To be done: Find the lines that contain the word "with" and copy each one.

Supplied entries:
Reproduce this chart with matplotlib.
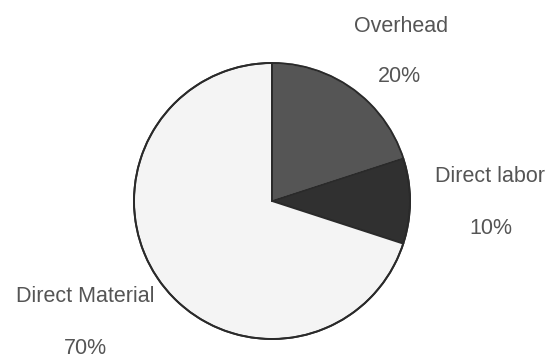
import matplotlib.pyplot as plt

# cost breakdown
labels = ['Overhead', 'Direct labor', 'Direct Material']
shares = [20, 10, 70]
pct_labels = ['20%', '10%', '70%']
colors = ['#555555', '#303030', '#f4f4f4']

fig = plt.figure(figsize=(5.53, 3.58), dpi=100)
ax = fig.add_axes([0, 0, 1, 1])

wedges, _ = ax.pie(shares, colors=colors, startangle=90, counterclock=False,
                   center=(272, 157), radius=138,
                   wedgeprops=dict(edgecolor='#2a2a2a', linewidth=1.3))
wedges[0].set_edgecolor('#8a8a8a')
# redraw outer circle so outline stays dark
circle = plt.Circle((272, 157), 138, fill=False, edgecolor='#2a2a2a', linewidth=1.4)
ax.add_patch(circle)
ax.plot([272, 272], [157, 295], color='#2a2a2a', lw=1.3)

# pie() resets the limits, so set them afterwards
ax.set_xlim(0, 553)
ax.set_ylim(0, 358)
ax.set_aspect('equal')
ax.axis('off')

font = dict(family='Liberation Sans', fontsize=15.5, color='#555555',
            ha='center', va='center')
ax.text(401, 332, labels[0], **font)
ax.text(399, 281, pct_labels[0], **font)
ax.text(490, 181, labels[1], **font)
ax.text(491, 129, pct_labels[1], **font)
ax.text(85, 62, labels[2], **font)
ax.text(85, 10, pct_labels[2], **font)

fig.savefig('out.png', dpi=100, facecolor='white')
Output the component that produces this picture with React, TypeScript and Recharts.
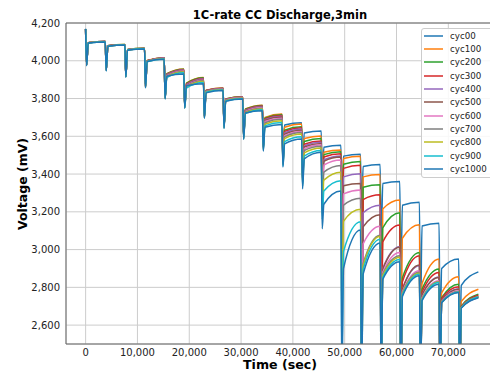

Right answer:
Reproduce this chart with matplotlib.
Output the component that produces this picture with React, TypeScript and Recharts.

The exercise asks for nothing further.